Directeur (trice) : SIEBERT Julien, Pr, siebert@ipgp.fr

Co-encadrant(e) : AVICE Guillaume, CR, avice@ipgp.fr (to be contacted for further information)

Equipe d’accueil : IPGP- CAGE – UMR7154

Développement du sujet :

Atmospheres are tenuous reservoirs in terms of mass but can host a large fraction of volatile elements (hydrogen, carbon, nitrogen and noble gases) present in the planetary body. Many of these elements take part to the building blocks of life. Physico-chemical parameters of atmospheres such as pressure, temperature, chemical composition are also prominent factors controlling a planet’s climate. These parameters varied with time and are essential data for assessing the habitability of a planet (Catling and Kasting, 2017; Dehant et al., 2019; Ramirez, 2013). Atmospheres also interact with other planetary reservoirs (crust, mantle) and exert a strong control on a planet’s geodynamics. The elemental and isotopic composition of volatile elements in planetary atmospheres varied with time and are thus essential proxies of the entire geological history of a planet.

Today, the pressure at the Earth’s surface is about 1 bar and the atmosphere is composed of about 78% dinitrogen (N2), 22% dioxygen (O2), water vapor plus trace amounts of carbon dioxide (CO2) and noble gases (He, Ne, Ar, Kr & Xe). There are still considerable uncertainties regarding how the Earth evolved from this early to the present state (Catling and Zahnle, 2020). There is for example no scientific consensus on why the atmosphere contains about 0.8 bar of dinitrogen. Variations of the partial pressure of atmospheric dinitrogen (pN2) over Earth’s history are predicted by models (Johnson and Goldblatt, 2018; Mallik et al., 2018; Stüeken et al., 2016). Such variations can be explained by long-term changes of the biochemical cycle of nitrogen due to changes in Earth’s RedOx surface conditions and/or by changes of Earth’s geodynamics regime. However, only few constraints exist on the pN2 of the ancient atmosphere (Avice et al., 2018; Marty et al., 2013; Som et al., 2016). This lack of available data, combined with the importance of the pN2 for the Earth’s climate, makes it impossible to draw firm conclusions on the climate of ancient Earth (Charnay et al., 2020). Lastly, the outgassing history of the Earth’s mantle to the atmosphere remains underconstrained. The most recent models suggest that the temporal evolution of the radiogenic 129Xe and 40Ar excess, and of the 20Ne/22Ne ratio, can give severe constraints on ancient Earth’s geodynamics (Marty et al., 2019, Zhang et al.,2023).

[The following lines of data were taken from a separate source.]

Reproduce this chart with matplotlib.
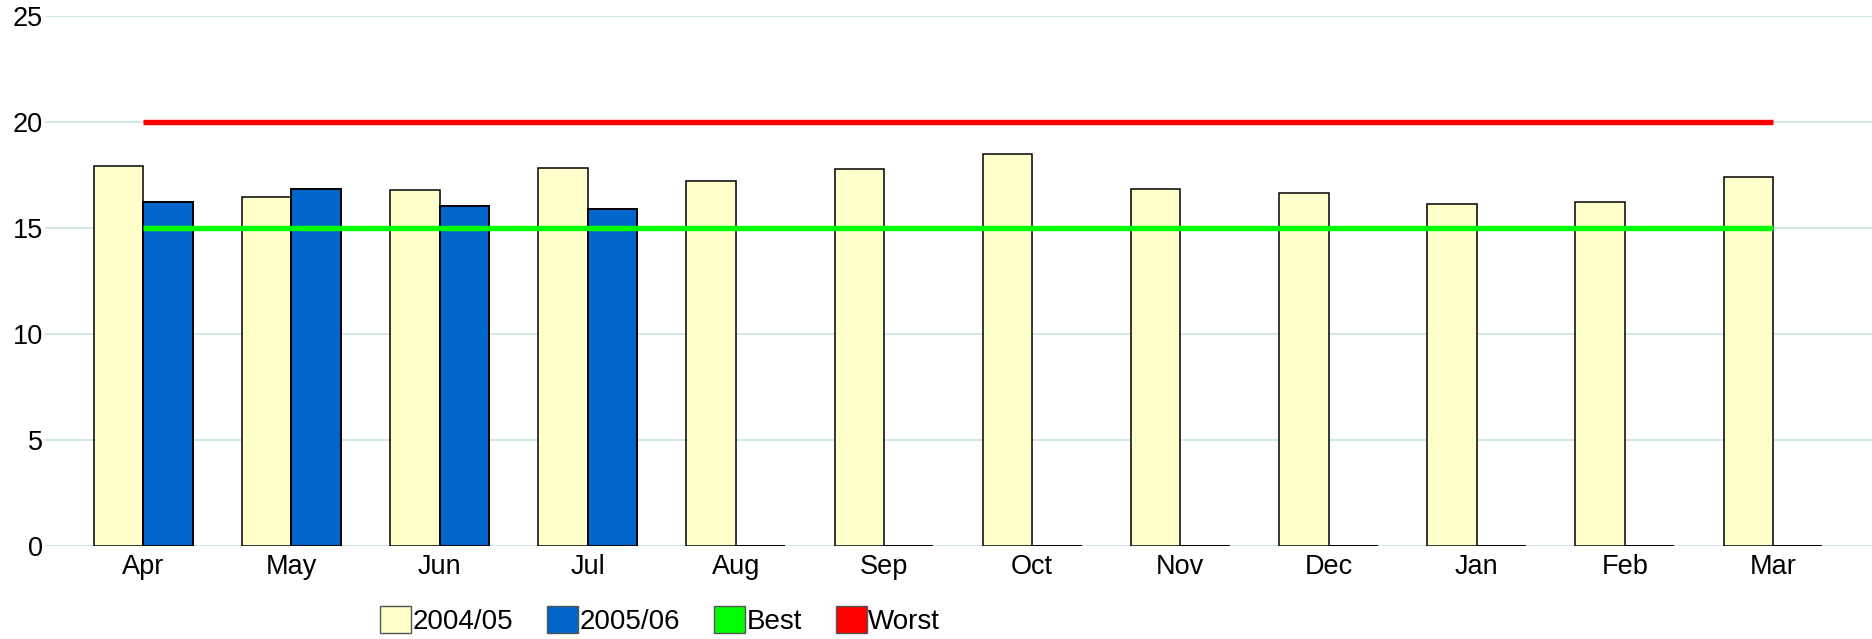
import numpy as np
import matplotlib
matplotlib.use("Agg")
import matplotlib.pyplot as plt
from matplotlib.patches import Patch

plt.rcParams['font.family'] = ['Liberation Sans', 'DejaVu Sans']

months = ['Apr', 'May', 'Jun', 'Jul', 'Aug', 'Sep', 'Oct', 'Nov', 'Dec', 'Jan', 'Feb', 'Mar']
y2004 = [17.93, 16.43, 16.77, 17.81, 17.22, 17.77, 18.47, 16.81, 16.63, 16.10, 16.19, 17.39]
y2005 = [16.21, 16.81, 16.02, 15.90, 0, 0, 0, 0, 0, 0, 0, 0]
best = 15
worst = 20

fig = plt.figure(figsize=(18.72, 6.39), dpi=100)
W, H = 1872, 639
ax = fig.add_axes([45 / W, 1 - 546 / H, 1 - 45 / W, (546 - 15.5) / H])

x = np.arange(len(months))
bw = 1 / 3
ax.bar(x - bw / 2, y2004, bw, color='#FFFFCC', edgecolor='black', linewidth=1.1, zorder=2)
ax.bar(x + bw / 2, y2005, bw, color='#0066CC', edgecolor='black', linewidth=1.4, zorder=2)
ax.plot([x[0], x[-1]], [best, best], color='#00FF00', lw=3.9, solid_capstyle='butt', zorder=3)
ax.plot([x[0], x[-1]], [worst, worst], color='#FF0000', lw=3.9, solid_capstyle='butt', zorder=3)

ax.set_xlim(-0.663, 11.668)
ax.set_ylim(0, 25)
ax.set_yticks([0, 5, 10, 15, 20, 25])
ax.set_xticks(x)
ax.set_xticklabels(months)
ax.yaxis.grid(True, color='#c8e4e4', lw=1.2, zorder=0)
ax.set_axisbelow(True)
for s in ax.spines.values():
    s.set_visible(False)
ax.tick_params(axis='both', length=0, labelsize=19.5)
ax.tick_params(axis='x', pad=6)
ax.tick_params(axis='y', pad=1.5)

handles = [Patch(facecolor='#FFFFCC', edgecolor='#555555', lw=1),
           Patch(facecolor='#0066CC', edgecolor='#555555', lw=1),
           Patch(facecolor='#00FF00', edgecolor='#555555', lw=1),
           Patch(facecolor='#FF0000', edgecolor='#555555', lw=1)]
fig.legend(handles, ['2004/05', '2005/06', 'Best', 'Worst'], loc='center left',
           bbox_to_anchor=(380 / W, 1 - 620.5 / H), ncol=4, frameon=False,
           fontsize=20, borderpad=0, borderaxespad=0, handlelength=1.12,
           handleheight=1.12, handletextpad=0.05, columnspacing=1.22)

fig.savefig('out.png', dpi=100)
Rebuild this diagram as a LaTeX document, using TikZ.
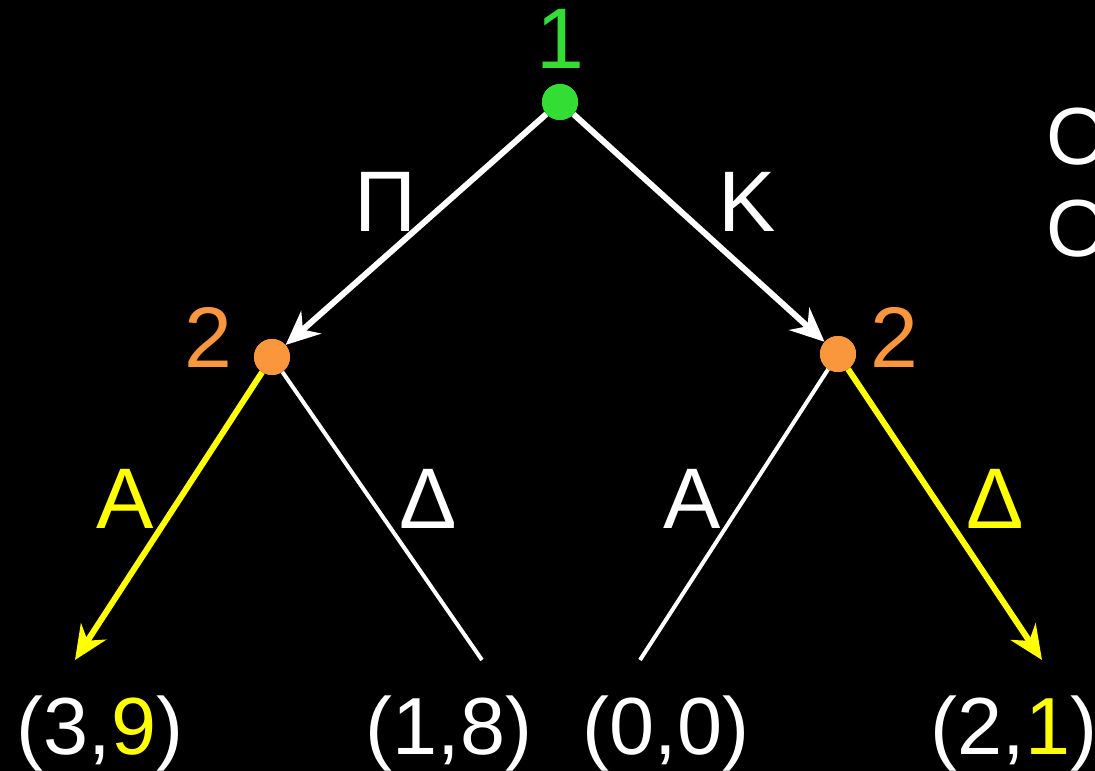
\documentclass[tikz,border=0pt]{standalone}
\usepackage{fontspec}
\setmainfont{Liberation Sans}
\usetikzlibrary{arrows.meta}
\definecolor{gr}{HTML}{33DD33}
\definecolor{orng}{HTML}{FA963C}
\definecolor{yel}{HTML}{FFFF00}
\begin{document}
\begin{tikzpicture}[x=1pt,y=-1pt,
  lbl/.style={inner sep=0pt, anchor=base},
  fbig/.style={font=\fontsize{86}{100}\selectfont},
  fleaf/.style={font=\fontsize{81}{96}\selectfont},
  dot/.style={circle, minimum size=36pt, inner sep=0pt},
  thickarr/.style={line width=6pt, -{Stealth[length=34pt,width=30pt,inset=11pt]}},
  thinline/.style={line width=4pt, white}]
\fill[black] (0,0) rectangle (1095,771);
\useasboundingbox (0,0) rectangle (1095,771);
% nodes
\node[dot, fill=gr] (r) at (560,102) {};
\node[dot, fill=orng] (l) at (272,357) {};
\node[dot, fill=orng] (rr) at (838,354) {};
\coordinate (l1) at (75,660);
\coordinate (l2) at (482,660);
\coordinate (r1) at (640,660);
\coordinate (r2) at (1042,660);
% edges
\draw[thickarr, white] (r) -- (l);
\draw[thickarr, white] (r) -- (rr);
\draw[thickarr, yel] (l) -- (l1);
\draw[thinline] (l) -- (l2);
\draw[thinline] (rr) -- (r1);
\draw[thickarr, yel] (rr) -- (r2);
% redraw dots on top
\node[dot, fill=gr] at (r) {};
\node[dot, fill=orng] at (l) {};
\node[dot, fill=orng] at (rr) {};
% labels
\node[lbl, fbig, text=gr] (t1) at (560,68) {1};
\node[lbl, fbig, text=orng] (t2) at (208,367) {2};
\node[lbl, fbig, text=orng] (t3) at (894,367) {2};
\node[lbl, fbig, text=white] (e1) at (386,231) {Π};
\node[lbl, fbig, text=white] (e2) at (747,231) {Κ};
\node[lbl, fbig, text=yel] (e3) at (125,528) {Α};
\node[lbl, fbig, text=white] (e4) at (428,528) {Δ};
\node[lbl, fbig, text=white] (e5) at (692,528) {Α};
\node[lbl, fbig, text=yel] (e6) at (995,528) {Δ};
\node[lbl, fleaf, text=white] (p1) at (100,754) {(3,\textcolor{yel}{9})};
\node[lbl, fleaf, text=white] (p2) at (449,754) {(1,8)};
\node[lbl, fleaf, text=white] (p3) at (666,754) {(0,0)};
\node[lbl, fleaf, text=white] (p4) at (1014,754) {(2,\textcolor{yel}{1})};
\node[lbl, fleaf, text=white, anchor=base west] (o1) at (1046,164) {O};
\node[lbl, fleaf, text=white, anchor=base west] (o2) at (1046,256) {O};
\end{tikzpicture}
\end{document}
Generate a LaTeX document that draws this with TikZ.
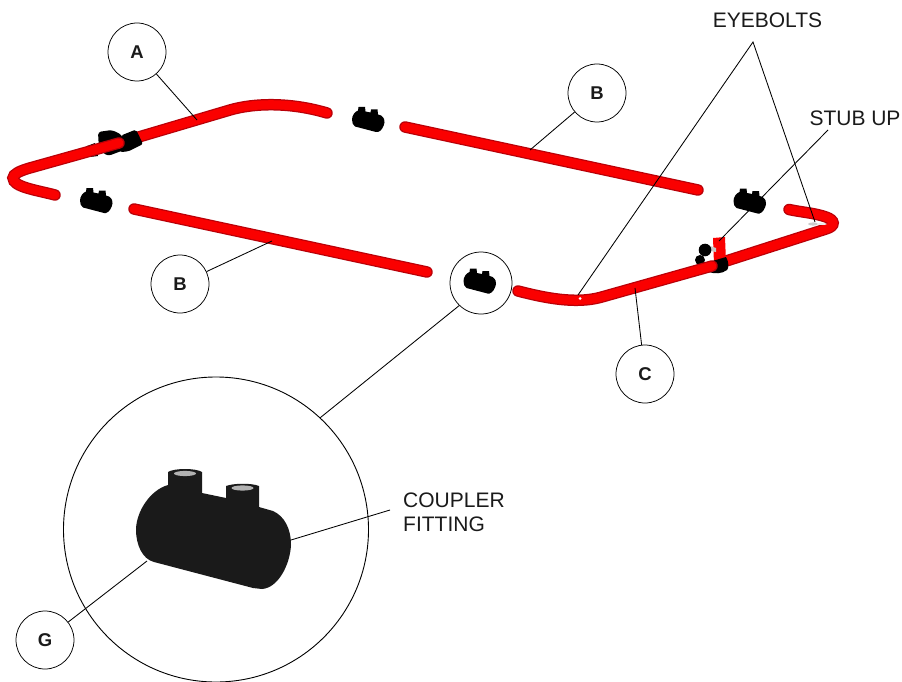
\documentclass[tikz,border=0pt]{standalone}
\usepackage{fontspec}
\setmainfont{Liberation Sans}
\definecolor{pipeedge}{RGB}{185,0,8}
\definecolor{pipecore}{RGB}{250,0,0}
\definecolor{fitblack}{RGB}{26,26,26}
\tikzset{
  x=1pt,y=-1pt,
  callout/.style={circle,draw=black,fill=white,line width=0.75pt,minimum size=58pt,inner sep=0pt,font=\fontsize{18.5}{18.5}\selectfont\bfseries,text=fitblack},
  leader/.style={draw=black,line width=0.85pt},
  label/.style={font=\fontsize{21}{24}\selectfont,text=fitblack,align=left,inner sep=0pt},
  pipeline/.style={draw=pipeedge,line width=11.5pt,line cap=round,postaction={draw=pipecore,line width=9pt}},
  fitshape/.pic={
    \fill[fitblack] (-78,0) .. controls (-78,-18) and (-64,-40) .. (-46,-45)
      -- (-46,-58) .. controls (-40,-62) and (-18,-62) .. (-12,-58)
      -- (-12,-37) -- (12,-32) -- (12,-44) .. controls (20,-47) and (38,-47) .. (45,-44)
      -- (45,-23) -- (59,-19) .. controls (70,-14) and (77,-2) .. (77,15)
      .. controls (76,35) and (64,58) .. (48,59) -- (39,58) -- (-60,32)
      .. controls (-72,29) and (-78,14) .. (-78,0) -- cycle;
    \fill[gray!60] (-29,-56.5) ellipse (11 and 2.6);
    \fill[gray!60] (28.5,-42) ellipse (11 and 2.6);
  },
  smallfit/.pic={
    \fill[black] (-16,0) .. controls (-16,-4) and (-13,-8) .. (-10,-9)
      -- (-9.5,-12.5) -- (-3,-12.5) -- (-2.5,-8) -- (2.5,-7) -- (3,-10) -- (9.5,-10) -- (10,-5)
      -- (13,-4) .. controls (16,-2) and (17,1) .. (16.5,3)
      .. controls (16,7) and (13,12) .. (10,12.5) -- (8,12.5) -- (-13,7)
      .. controls (-15,6) and (-16,3) .. (-16,0) -- cycle;
  }
}
\begin{document}
\begin{tikzpicture}
\useasboundingbox (0,0) rectangle (902,682);
% large detail circle
\node[circle,draw=black,line width=0.9pt,minimum size=305pt,inner sep=0pt] (big) at (216,529.5) {};
% pipe A, far side of the collar
\coordinate (athree) at (132,139);
\coordinate (afour) at (327,113);
\draw[pipeline] (athree) -- (230,110) .. controls (254,103) and (290,102) .. (afour);
% coupler A
\fill[black,rounded corners=3pt] (98,132) -- (112,130) -- (122,135) -- (124,150) -- (108,156) -- (99,150) -- cycle;
\fill[black,rounded corners=2pt] (121,135.5) -- (136,129.5) -- (143,144) -- (128,151.5) -- (120,152) -- cycle;
\fill[black] (87,146) -- (95,143) -- (98,156) -- (90,157) -- cycle;
% pipe A, near side of the collar
\coordinate (aone) at (55,195);
\coordinate (atwo) at (119,143);
\draw[pipeline] (aone) .. controls (36,190) and (13,187) .. (13,178)
  .. controls (13,174) and (20,171) .. (28,168.5) -- (atwo);
% pipes B
\coordinate (bone) at (405,127);
\coordinate (btwo) at (698,190);
\coordinate (bthree) at (134,209);
\coordinate (bfour) at (427,272);
\draw[pipeline] (bone) -- (btwo);
\draw[pipeline] (bthree) -- (bfour);
% pipe C, far side of the collar
\coordinate (cthree) at (720,263);
\coordinate (cfour) at (789,209.5);
\draw[pipeline] (cthree) -- (826,229) .. controls (836,226) and (835,220) .. (826,217) .. controls (815,213) and (800,212) .. (cfour);
% stub up
\fill[pipecore] (713,238) -- (725,237) -- (726,262) -- (714,264) -- cycle;
\fill[gray!45] (710,246) -- (716,248) -- (716,252) -- (710,251) -- cycle;
\fill[black] (705,250) circle (6.3);
\fill[black] (700,260) circle (5);
\fill[black] (709,262) -- (726,257) .. controls (729,262) and (729,268) .. (727,270) .. controls (722,274) and (714,274) .. (709,272) -- cycle;
% pipe C, near side of the collar
\coordinate (cone) at (518,291);
\coordinate (ctwo) at (712,266);
\draw[pipeline] (cone) .. controls (545,298) and (575,304) .. (600,297.5) -- (ctwo);
\fill[white] (580,298.5) circle (1.5);
\fill[gray!40] (813,224) ellipse (5 and 1.6);
\fill[white!85!gray] (822,224) ellipse (5 and 1);
% small fittings
\pic at (368,119.5) {smallfit};
\pic at (96,200.5) {smallfit};
\pic at (749.5,201) {smallfit};
% callouts
\node[callout] (A) at (137,52) {A};
\node[callout] (Btop) at (597,93) {B};
\node[callout] (Blow) at (180,284) {B};
\node[callout] (C) at (645,374) {C};
\node[callout,fill=none,minimum size=62pt] (small) at (481,283) {};
\pic at (479.5,281) {smallfit};
% big fitting
\pic at (214,530) {fitshape};
\node[callout] (G) at (45,640) {G};
% labels
\node[label,anchor=center] (eye) at (767.5,20) {EYEBOLTS};
\node[label,anchor=center] (stub) at (855,118) {STUB UP};
\node[label,anchor=west] (coupler) at (403,512.5) {COUPLER\\FITTING};
% leaders
\coordinate (aend) at (197,120);
\coordinate (btopend) at (530,150);
\coordinate (blowend) at (272,241);
\coordinate (cend) at (635,288);
\coordinate (gend) at (147,561);
\coordinate (eyefork) at (753,42);
\coordinate (eyeleft) at (578,295);
\coordinate (eyeright) at (815,222);
\coordinate (stubfork) at (828,130);
\coordinate (stubend) at (719,241);
\coordinate (couplerstart) at (390,510);
\coordinate (couplerend) at (291,540);
\path[leader] (A) -- (aend);
\path[leader] (Btop) -- (btopend);
\path[leader] (Blow) -- (blowend);
\path[leader] (C) -- (cend);
\path[leader] (G) -- (gend);
\path[leader] (small.226) -- (big.47);
\path[leader] (eyeleft) -- (eyefork) -- (eyeright);
\path[leader] (stubfork) -- (stubend);
\path[leader] (couplerstart) -- (couplerend);
\end{tikzpicture}
\end{document}
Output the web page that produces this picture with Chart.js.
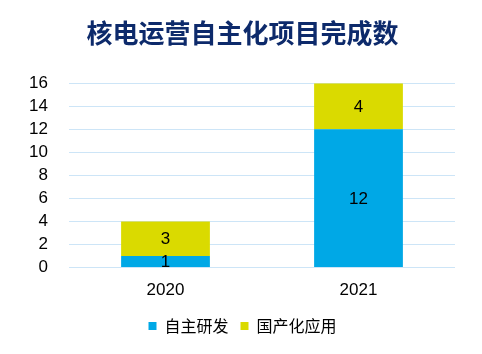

This thesis proposes to measure the elemental and isotopic composition of noble gases and nitrogen in a suite of new geological samples to put new constraints on the evolution of the composition of the Earth’s atmosphere. Targeted samples are fluid inclusion-rich hydrothermal quartz with ages ranging from 2.5 to 1.2 Ga but also emeralds identified as promising new paleo-atmospheric proxies. Samples will be crushed under vacuum to release gases contained in fluid inclusions and step-heating techniques will also be employed to get a total elemental and isotopic budget of noble gases and nitrogen in the studied samples. Some of these samples are already in the co-advisor’s (G. Avice) collection and a ready for measurements. The noble gas analytical platform is currently setup to measure in automated mode the elemental and isotopic composition of Ne, Ar, Kr and Xe. A major new analytical development is envisaged during this thesis. It consists in improving the purification techniques for measuring nanomole-level of nitrogen on a specially designed new static multicollector mass spectrometer (Noblesse, NuInstruments) recently received at IPGP. The nitrogen purification line is already installed but needs to be calibrated against standards with known quantities of nitrogen. The measurements collected during this thesis will give to the candidate the opportunity to publish, in peerreviewed journals, articles presenting the most precise and diverse dataset on the paleo-atmosphere ever produced and to put new constraints on the mechanisms described in the introduction. In the final part of the thesis, the candidate will also formulate a new box model (mantle, crust and atmosphere) which includes the bio-geochemical cycle of nitrogen over geological eons. This model will be tested against paleo-atmospheric data with the ultimate goal to put constraints on unknown parameters such as Earth’s initial volatile budget or mantle convection properties.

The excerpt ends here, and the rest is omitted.